### Task
Retype the lines from the first one in the records down to the line containing "const yTicks = [0.40, 0.45, 0.50, 0.55, 0.60];", counting both, and leave out any pictures.

— BEGIN —

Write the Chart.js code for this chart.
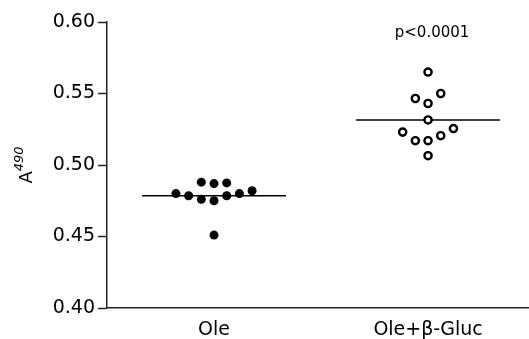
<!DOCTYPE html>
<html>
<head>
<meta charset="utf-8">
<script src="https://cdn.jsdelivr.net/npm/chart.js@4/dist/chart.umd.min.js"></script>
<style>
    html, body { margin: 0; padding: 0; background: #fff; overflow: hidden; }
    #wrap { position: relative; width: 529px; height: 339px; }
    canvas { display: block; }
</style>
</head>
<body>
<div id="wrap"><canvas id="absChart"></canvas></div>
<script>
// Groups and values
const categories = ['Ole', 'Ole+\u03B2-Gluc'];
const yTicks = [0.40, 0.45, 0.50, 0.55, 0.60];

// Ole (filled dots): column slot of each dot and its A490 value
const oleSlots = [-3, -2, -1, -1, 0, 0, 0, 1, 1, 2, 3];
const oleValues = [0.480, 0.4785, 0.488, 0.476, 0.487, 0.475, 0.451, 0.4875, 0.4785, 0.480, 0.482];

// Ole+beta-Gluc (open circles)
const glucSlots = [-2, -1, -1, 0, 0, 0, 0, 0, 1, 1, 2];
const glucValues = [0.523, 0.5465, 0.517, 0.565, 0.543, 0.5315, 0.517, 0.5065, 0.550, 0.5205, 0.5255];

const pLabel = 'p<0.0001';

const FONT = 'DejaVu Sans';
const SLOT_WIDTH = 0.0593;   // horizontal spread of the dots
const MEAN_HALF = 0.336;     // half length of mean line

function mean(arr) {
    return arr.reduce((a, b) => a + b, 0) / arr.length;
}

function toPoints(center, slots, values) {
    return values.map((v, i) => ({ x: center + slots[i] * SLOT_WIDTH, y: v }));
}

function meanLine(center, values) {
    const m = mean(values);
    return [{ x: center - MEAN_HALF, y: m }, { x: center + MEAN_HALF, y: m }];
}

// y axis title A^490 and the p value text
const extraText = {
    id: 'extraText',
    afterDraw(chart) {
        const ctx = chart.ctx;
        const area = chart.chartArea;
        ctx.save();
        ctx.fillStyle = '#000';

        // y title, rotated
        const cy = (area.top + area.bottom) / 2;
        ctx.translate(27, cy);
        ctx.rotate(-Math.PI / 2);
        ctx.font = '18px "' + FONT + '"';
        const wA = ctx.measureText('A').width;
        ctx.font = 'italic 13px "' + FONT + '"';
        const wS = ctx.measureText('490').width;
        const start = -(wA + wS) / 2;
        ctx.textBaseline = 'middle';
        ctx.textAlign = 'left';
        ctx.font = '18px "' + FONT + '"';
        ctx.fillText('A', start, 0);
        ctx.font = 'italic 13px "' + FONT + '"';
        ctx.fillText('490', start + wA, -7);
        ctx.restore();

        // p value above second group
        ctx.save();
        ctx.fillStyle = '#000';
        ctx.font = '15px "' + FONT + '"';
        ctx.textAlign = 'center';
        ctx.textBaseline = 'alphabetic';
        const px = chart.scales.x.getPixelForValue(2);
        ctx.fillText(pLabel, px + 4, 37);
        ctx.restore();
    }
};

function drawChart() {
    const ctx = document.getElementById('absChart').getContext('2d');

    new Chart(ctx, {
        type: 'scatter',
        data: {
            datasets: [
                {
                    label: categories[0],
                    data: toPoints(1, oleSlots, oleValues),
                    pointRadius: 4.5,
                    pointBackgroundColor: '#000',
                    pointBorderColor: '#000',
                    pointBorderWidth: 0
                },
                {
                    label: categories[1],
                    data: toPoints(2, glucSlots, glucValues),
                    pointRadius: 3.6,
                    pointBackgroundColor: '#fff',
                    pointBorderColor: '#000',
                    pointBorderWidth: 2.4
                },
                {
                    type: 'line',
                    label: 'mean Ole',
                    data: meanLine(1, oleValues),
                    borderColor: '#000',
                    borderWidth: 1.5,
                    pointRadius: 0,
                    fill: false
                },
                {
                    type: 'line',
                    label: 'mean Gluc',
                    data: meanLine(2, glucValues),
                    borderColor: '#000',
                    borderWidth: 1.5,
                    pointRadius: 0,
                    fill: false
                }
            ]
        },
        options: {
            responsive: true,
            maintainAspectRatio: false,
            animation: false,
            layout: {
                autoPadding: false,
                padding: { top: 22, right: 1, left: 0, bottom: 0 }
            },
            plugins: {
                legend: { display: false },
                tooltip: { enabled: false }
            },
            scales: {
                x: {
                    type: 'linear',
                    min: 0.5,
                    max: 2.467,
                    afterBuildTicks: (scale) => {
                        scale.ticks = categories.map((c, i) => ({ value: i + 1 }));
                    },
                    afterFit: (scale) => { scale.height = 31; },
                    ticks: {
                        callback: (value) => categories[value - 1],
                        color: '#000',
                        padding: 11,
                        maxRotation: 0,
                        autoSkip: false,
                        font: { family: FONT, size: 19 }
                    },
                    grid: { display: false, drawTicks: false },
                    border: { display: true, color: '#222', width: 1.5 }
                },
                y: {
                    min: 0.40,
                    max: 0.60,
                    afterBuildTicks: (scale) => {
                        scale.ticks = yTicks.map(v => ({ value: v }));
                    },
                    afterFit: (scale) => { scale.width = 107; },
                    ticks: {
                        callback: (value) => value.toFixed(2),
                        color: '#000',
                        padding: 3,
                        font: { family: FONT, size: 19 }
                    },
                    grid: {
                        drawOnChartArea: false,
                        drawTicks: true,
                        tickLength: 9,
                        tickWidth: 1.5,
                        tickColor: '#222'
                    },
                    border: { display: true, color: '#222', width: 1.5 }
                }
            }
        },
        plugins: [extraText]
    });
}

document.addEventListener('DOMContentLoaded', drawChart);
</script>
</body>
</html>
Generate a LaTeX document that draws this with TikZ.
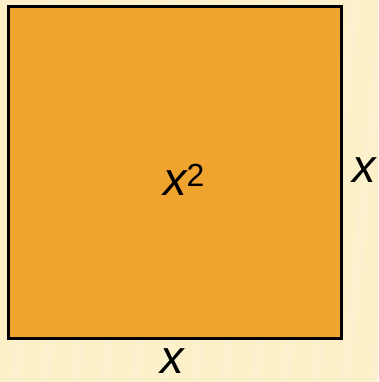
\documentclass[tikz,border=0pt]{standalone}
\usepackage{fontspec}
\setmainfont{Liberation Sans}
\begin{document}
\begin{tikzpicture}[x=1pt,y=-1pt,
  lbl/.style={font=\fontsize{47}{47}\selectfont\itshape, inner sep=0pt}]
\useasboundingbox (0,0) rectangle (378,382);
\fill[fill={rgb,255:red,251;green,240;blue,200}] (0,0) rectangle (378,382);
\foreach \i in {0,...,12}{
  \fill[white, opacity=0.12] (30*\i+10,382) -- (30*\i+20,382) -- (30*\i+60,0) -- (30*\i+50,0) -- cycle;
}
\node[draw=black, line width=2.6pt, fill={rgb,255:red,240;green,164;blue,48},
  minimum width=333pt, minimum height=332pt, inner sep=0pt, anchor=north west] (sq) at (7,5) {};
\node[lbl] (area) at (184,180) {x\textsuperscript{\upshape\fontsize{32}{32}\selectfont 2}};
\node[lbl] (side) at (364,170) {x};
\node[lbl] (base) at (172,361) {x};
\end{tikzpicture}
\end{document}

— END —

### Complete output
Write the Chart.js code for this chart.
<!DOCTYPE html>
<html>
<head>
<meta charset="utf-8">
<script src="https://cdn.jsdelivr.net/npm/chart.js@4/dist/chart.umd.min.js"></script>
<style>
    html, body { margin: 0; padding: 0; background: #fff; overflow: hidden; }
    #wrap { position: relative; width: 529px; height: 339px; }
    canvas { display: block; }
</style>
</head>
<body>
<div id="wrap"><canvas id="absChart"></canvas></div>
<script>
// Groups and values
const categories = ['Ole', 'Ole+\u03B2-Gluc'];
const yTicks = [0.40, 0.45, 0.50, 0.55, 0.60];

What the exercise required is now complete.